## What the task asks:
Transcribe all of the material exactly. Any picture in it should be left out.

═════ Material

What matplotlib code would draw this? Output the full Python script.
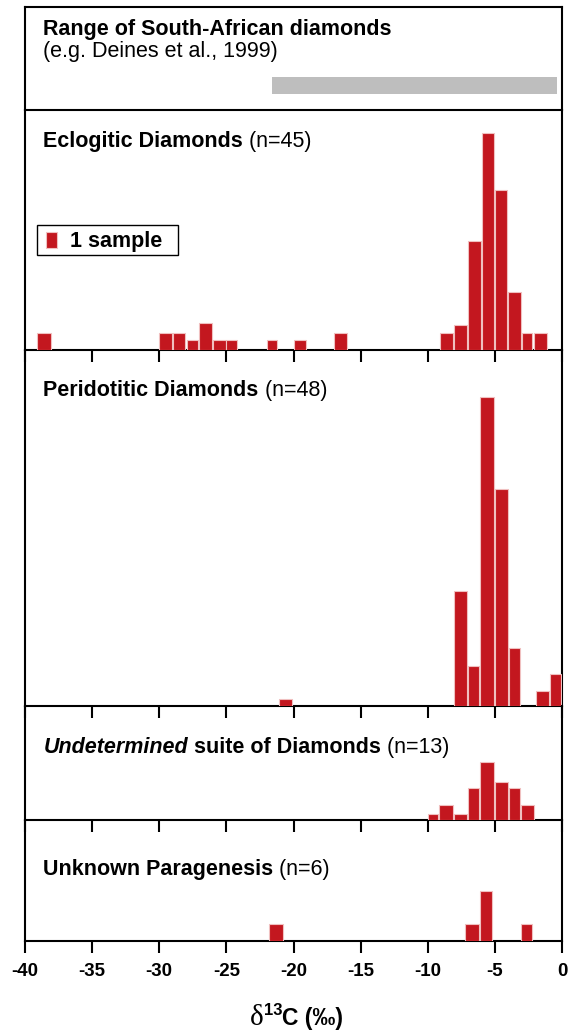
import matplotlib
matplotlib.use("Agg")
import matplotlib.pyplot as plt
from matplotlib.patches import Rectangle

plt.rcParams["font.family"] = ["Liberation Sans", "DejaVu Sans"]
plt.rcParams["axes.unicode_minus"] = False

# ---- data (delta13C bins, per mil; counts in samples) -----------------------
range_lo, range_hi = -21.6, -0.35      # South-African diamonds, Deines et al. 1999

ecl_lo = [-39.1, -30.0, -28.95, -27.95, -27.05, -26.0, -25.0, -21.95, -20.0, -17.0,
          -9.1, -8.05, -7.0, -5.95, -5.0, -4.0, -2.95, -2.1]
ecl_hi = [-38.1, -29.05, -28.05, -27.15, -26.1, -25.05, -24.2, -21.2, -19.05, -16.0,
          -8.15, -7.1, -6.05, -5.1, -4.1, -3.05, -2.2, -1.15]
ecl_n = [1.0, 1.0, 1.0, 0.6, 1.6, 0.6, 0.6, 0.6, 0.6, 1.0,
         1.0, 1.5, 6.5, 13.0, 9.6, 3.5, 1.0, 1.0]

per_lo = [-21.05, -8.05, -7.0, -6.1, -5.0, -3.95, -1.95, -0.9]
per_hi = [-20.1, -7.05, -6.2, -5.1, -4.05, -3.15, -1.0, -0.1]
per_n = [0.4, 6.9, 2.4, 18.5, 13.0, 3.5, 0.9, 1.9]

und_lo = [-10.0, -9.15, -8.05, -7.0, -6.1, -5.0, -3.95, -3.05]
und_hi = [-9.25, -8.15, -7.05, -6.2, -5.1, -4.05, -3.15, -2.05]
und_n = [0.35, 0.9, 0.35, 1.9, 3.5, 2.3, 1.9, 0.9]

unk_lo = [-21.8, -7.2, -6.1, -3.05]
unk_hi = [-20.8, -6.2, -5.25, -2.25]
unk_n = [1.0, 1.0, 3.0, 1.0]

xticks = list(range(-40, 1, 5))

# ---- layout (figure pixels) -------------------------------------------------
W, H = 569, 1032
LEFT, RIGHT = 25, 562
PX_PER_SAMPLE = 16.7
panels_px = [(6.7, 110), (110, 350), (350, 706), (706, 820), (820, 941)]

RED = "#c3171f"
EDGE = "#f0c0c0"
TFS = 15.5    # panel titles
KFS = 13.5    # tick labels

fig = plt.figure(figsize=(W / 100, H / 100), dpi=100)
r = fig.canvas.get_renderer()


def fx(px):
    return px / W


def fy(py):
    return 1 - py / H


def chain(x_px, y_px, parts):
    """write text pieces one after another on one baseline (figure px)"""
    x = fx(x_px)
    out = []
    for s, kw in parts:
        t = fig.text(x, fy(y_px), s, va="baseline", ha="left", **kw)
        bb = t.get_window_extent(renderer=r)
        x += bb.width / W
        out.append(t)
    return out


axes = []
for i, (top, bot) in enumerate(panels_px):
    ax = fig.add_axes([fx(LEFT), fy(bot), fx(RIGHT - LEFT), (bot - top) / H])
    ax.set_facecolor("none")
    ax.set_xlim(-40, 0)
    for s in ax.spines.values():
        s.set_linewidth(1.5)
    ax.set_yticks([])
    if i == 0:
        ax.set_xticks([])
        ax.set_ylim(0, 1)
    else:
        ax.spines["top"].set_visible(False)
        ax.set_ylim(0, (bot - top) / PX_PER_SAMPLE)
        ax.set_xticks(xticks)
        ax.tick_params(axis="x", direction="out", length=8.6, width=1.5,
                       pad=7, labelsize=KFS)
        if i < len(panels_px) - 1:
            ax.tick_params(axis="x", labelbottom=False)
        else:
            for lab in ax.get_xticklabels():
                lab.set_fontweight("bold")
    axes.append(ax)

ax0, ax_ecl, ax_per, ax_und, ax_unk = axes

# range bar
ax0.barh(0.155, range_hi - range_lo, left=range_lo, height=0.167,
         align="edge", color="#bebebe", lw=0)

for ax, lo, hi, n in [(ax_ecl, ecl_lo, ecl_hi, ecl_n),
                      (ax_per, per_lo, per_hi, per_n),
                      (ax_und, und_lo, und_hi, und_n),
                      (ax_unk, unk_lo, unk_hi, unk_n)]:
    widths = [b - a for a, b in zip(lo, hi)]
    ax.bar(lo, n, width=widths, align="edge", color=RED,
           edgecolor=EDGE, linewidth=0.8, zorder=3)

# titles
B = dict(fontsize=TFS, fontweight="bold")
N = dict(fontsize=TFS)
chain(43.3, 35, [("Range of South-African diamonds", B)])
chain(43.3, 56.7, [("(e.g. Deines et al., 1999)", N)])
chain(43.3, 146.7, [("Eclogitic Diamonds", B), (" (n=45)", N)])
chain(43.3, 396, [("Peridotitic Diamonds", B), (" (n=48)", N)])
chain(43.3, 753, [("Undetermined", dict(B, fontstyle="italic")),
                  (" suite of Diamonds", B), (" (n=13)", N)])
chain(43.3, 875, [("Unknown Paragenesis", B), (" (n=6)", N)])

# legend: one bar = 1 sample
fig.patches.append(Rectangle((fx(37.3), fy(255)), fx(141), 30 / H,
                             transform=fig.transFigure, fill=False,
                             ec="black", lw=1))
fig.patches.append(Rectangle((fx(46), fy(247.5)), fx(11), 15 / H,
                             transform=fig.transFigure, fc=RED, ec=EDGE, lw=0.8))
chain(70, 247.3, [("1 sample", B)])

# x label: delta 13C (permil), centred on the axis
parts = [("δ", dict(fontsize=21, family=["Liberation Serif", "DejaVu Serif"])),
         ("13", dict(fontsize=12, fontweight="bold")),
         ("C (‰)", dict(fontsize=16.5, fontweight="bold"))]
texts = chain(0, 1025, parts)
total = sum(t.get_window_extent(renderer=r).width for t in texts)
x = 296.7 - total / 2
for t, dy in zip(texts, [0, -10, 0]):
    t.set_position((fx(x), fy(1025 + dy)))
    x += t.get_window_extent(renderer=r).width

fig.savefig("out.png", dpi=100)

══════════

## Correct result:
What matplotlib code would draw this? Output the full Python script.
import matplotlib
matplotlib.use("Agg")
import matplotlib.pyplot as plt
from matplotlib.patches import Rectangle

plt.rcParams["font.family"] = ["Liberation Sans", "DejaVu Sans"]
plt.rcParams["axes.unicode_minus"] = False

# ---- data (delta13C bins, per mil; counts in samples) -----------------------
range_lo, range_hi = -21.6, -0.35      # South-African diamonds, Deines et al. 1999

ecl_lo = [-39.1, -30.0, -28.95, -27.95, -27.05, -26.0, -25.0, -21.95, -20.0, -17.0,
          -9.1, -8.05, -7.0, -5.95, -5.0, -4.0, -2.95, -2.1]
ecl_hi = [-38.1, -29.05, -28.05, -27.15, -26.1, -25.05, -24.2, -21.2, -19.05, -16.0,
          -8.15, -7.1, -6.05, -5.1, -4.1, -3.05, -2.2, -1.15]
ecl_n = [1.0, 1.0, 1.0, 0.6, 1.6, 0.6, 0.6, 0.6, 0.6, 1.0,
         1.0, 1.5, 6.5, 13.0, 9.6, 3.5, 1.0, 1.0]

per_lo = [-21.05, -8.05, -7.0, -6.1, -5.0, -3.95, -1.95, -0.9]
per_hi = [-20.1, -7.05, -6.2, -5.1, -4.05, -3.15, -1.0, -0.1]
per_n = [0.4, 6.9, 2.4, 18.5, 13.0, 3.5, 0.9, 1.9]

und_lo = [-10.0, -9.15, -8.05, -7.0, -6.1, -5.0, -3.95, -3.05]
und_hi = [-9.25, -8.15, -7.05, -6.2, -5.1, -4.05, -3.15, -2.05]
und_n = [0.35, 0.9, 0.35, 1.9, 3.5, 2.3, 1.9, 0.9]

unk_lo = [-21.8, -7.2, -6.1, -3.05]
unk_hi = [-20.8, -6.2, -5.25, -2.25]
unk_n = [1.0, 1.0, 3.0, 1.0]

xticks = list(range(-40, 1, 5))

# ---- layout (figure pixels) -------------------------------------------------
W, H = 569, 1032
LEFT, RIGHT = 25, 562
PX_PER_SAMPLE = 16.7
panels_px = [(6.7, 110), (110, 350), (350, 706), (706, 820), (820, 941)]

RED = "#c3171f"
EDGE = "#f0c0c0"
TFS = 15.5    # panel titles
KFS = 13.5    # tick labels

fig = plt.figure(figsize=(W / 100, H / 100), dpi=100)
r = fig.canvas.get_renderer()


def fx(px):
    return px / W


def fy(py):
    return 1 - py / H


def chain(x_px, y_px, parts):
    """write text pieces one after another on one baseline (figure px)"""
    x = fx(x_px)
    out = []
    for s, kw in parts:
        t = fig.text(x, fy(y_px), s, va="baseline", ha="left", **kw)
        bb = t.get_window_extent(renderer=r)
        x += bb.width / W
        out.append(t)
    return out


axes = []
for i, (top, bot) in enumerate(panels_px):
    ax = fig.add_axes([fx(LEFT), fy(bot), fx(RIGHT - LEFT), (bot - top) / H])
    ax.set_facecolor("none")
    ax.set_xlim(-40, 0)
    for s in ax.spines.values():
        s.set_linewidth(1.5)
    ax.set_yticks([])
    if i == 0:
        ax.set_xticks([])
        ax.set_ylim(0, 1)
    else:
        ax.spines["top"].set_visible(False)
        ax.set_ylim(0, (bot - top) / PX_PER_SAMPLE)
        ax.set_xticks(xticks)
        ax.tick_params(axis="x", direction="out", length=8.6, width=1.5,
                       pad=7, labelsize=KFS)
        if i < len(panels_px) - 1:
            ax.tick_params(axis="x", labelbottom=False)
        else:
            for lab in ax.get_xticklabels():
                lab.set_fontweight("bold")
    axes.append(ax)

ax0, ax_ecl, ax_per, ax_und, ax_unk = axes

# range bar
ax0.barh(0.155, range_hi - range_lo, left=range_lo, height=0.167,
         align="edge", color="#bebebe", lw=0)

for ax, lo, hi, n in [(ax_ecl, ecl_lo, ecl_hi, ecl_n),
                      (ax_per, per_lo, per_hi, per_n),
                      (ax_und, und_lo, und_hi, und_n),
                      (ax_unk, unk_lo, unk_hi, unk_n)]:
    widths = [b - a for a, b in zip(lo, hi)]
    ax.bar(lo, n, width=widths, align="edge", color=RED,
           edgecolor=EDGE, linewidth=0.8, zorder=3)

# titles
B = dict(fontsize=TFS, fontweight="bold")
N = dict(fontsize=TFS)
chain(43.3, 35, [("Range of South-African diamonds", B)])
chain(43.3, 56.7, [("(e.g. Deines et al., 1999)", N)])
chain(43.3, 146.7, [("Eclogitic Diamonds", B), (" (n=45)", N)])
chain(43.3, 396, [("Peridotitic Diamonds", B), (" (n=48)", N)])
chain(43.3, 753, [("Undetermined", dict(B, fontstyle="italic")),
                  (" suite of Diamonds", B), (" (n=13)", N)])
chain(43.3, 875, [("Unknown Paragenesis", B), (" (n=6)", N)])

# legend: one bar = 1 sample
fig.patches.append(Rectangle((fx(37.3), fy(255)), fx(141), 30 / H,
                             transform=fig.transFigure, fill=False,
                             ec="black", lw=1))
fig.patches.append(Rectangle((fx(46), fy(247.5)), fx(11), 15 / H,
                             transform=fig.transFigure, fc=RED, ec=EDGE, lw=0.8))
chain(70, 247.3, [("1 sample", B)])

# x label: delta 13C (permil), centred on the axis
parts = [("δ", dict(fontsize=21, family=["Liberation Serif", "DejaVu Serif"])),
         ("13", dict(fontsize=12, fontweight="bold")),
         ("C (‰)", dict(fontsize=16.5, fontweight="bold"))]
texts = chain(0, 1025, parts)
total = sum(t.get_window_extent(renderer=r).width for t in texts)
x = 296.7 - total / 2
for t, dy in zip(texts, [0, -10, 0]):
    t.set_position((fx(x), fy(1025 + dy)))
    x += t.get_window_extent(renderer=r).width

fig.savefig("out.png", dpi=100)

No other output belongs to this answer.